▸ **What is expected**
Begin at the first line of the data and copy each line through the one containing "plt.rcParams['font.family'] = ['Liberation", that line included, with no pictures.

▸ **Information provided**
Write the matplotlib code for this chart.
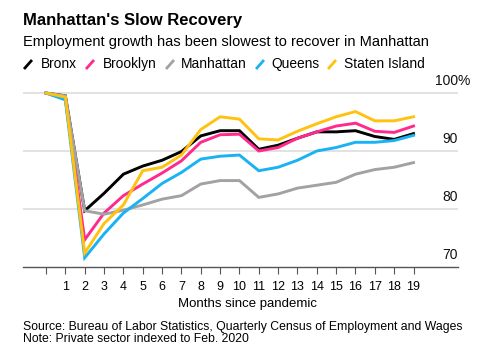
import matplotlib
matplotlib.use("Agg")
import matplotlib.pyplot as plt
from matplotlib.lines import Line2D

plt.rcParams['font.family'] = ['Liberation Sans', 'DejaVu Sans']

months = list(range(0, 20))
bronx = [100, 99.5, 79.7, 82.7, 86.0, 87.4, 88.4, 89.9, 92.6, 93.5, 93.5, 90.3, 91.0, 92.2, 93.3, 93.3, 93.5, 92.5, 92.0, 93.0]
brooklyn = [100, 99.0, 74.7, 79.3, 82.3, 84.3, 86.2, 88.3, 91.5, 92.8, 92.9, 90.0, 90.6, 92.2, 93.3, 94.3, 94.8, 93.4, 93.2, 94.3]
manhattan = [100, 99.5, 79.7, 79.1, 79.8, 80.7, 81.7, 82.3, 84.3, 84.9, 84.9, 82.0, 82.6, 83.6, 84.1, 84.6, 86.0, 86.8, 87.2, 88.0]
queens = [100, 98.8, 71.6, 75.7, 79.3, 81.8, 84.4, 86.3, 88.6, 89.1, 89.3, 86.6, 87.2, 88.4, 90.0, 90.6, 91.5, 91.5, 91.8, 92.7]
staten = [100, 99.3, 72.4, 77.5, 80.7, 86.6, 87.2, 89.3, 93.7, 95.9, 95.5, 92.1, 91.9, 93.4, 94.7, 95.9, 96.8, 95.2, 95.2, 95.9]

names = ["Bronx", "Brooklyn", "Manhattan", "Queens", "Staten Island"]
colors = ["#000000", "#ff2a8c", "#a2a2a2", "#19b2f5", "#ffc20e"]
series = [bronx, brooklyn, manhattan, queens, staten]
yticks = [70, 80, 90, 100]
xlabels = [str(m) for m in range(1, 20)]

W, H = 500, 358
fig = plt.figure(figsize=(5, 3.58), dpi=100)

def fx(px):
    return px / W

def fy(py):
    return 1 - py / H

ax = fig.add_axes([fx(23), fy(267), fx(458) - fx(23), fy(81.4) - fy(267)])
ax.set_xlim(-1.19, 21.3)
ax.set_ylim(70, 102)

for y in yticks[1:]:
    ax.axhline(y, color="#dddddd", lw=1.2, zorder=0)

for s, c in zip(series, colors):
    ax.plot(months, s, color=c, lw=2.1, solid_joinstyle="miter", zorder=3)

for sp in ["top", "right", "left"]:
    ax.spines[sp].set_visible(False)
ax.spines["bottom"].set_color("#555555")
ax.spines["bottom"].set_linewidth(1.0)
ax.set_yticks([])
ax.set_xticks(months)
ax.set_xticklabels([""] + xlabels)
ax.tick_params(axis="x", length=5, width=0.8, color="#555555", labelsize=9, pad=5)

# right-side y labels
for y in yticks:
    label = str(y)
    yt = y + 2.0
    ax.text(21.3, yt, label, ha="right", va="center", fontsize=10, color="#111111")
    if y == 100:
        ax.text(21.3, yt, "%", ha="left", va="center", fontsize=10, color="#111111")

fig.text(fx(23), fy(20), "Manhattan's Slow Recovery", fontsize=12, fontweight="bold", va="center", ha="left")
fig.text(fx(23), fy(42), "Employment growth has been slowest to recover in Manhattan", fontsize=10.5, va="center", ha="left")

# legend
sym_x = [23, 85, 165, 255, 327]
txt_x = [41, 103, 181, 271, 344]
ly = 64
for sx, tx, n, c in zip(sym_x, txt_x, names, colors):
    fig.add_artist(Line2D([fx(sx + 1), fx(sx + 9)], [fy(ly + 5), fy(ly - 4)], color=c, lw=2.0, solid_capstyle="butt"))
    fig.text(fx(tx), fy(ly), n, fontsize=9.9, va="center", ha="left")

fig.text(fx(247), fy(304), "Months since pandemic", fontsize=9.5, ha="center", va="center")
fig.text(fx(23), fy(327), "Source: Bureau of Labor Statistics, Quarterly Census of Employment and Wages", fontsize=8.85, ha="left", va="center")
fig.text(fx(23), fy(338.5), "Note: Private sector indexed to Feb. 2020", fontsize=8.85, ha="left", va="center")

fig.savefig("out.png", dpi=100, facecolor="white")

▸ **Solution to this problem**
Write the matplotlib code for this chart.
import matplotlib
matplotlib.use("Agg")
import matplotlib.pyplot as plt
from matplotlib.lines import Line2D

plt.rcParams['font.family'] = ['Liberation Sans', 'DejaVu Sans']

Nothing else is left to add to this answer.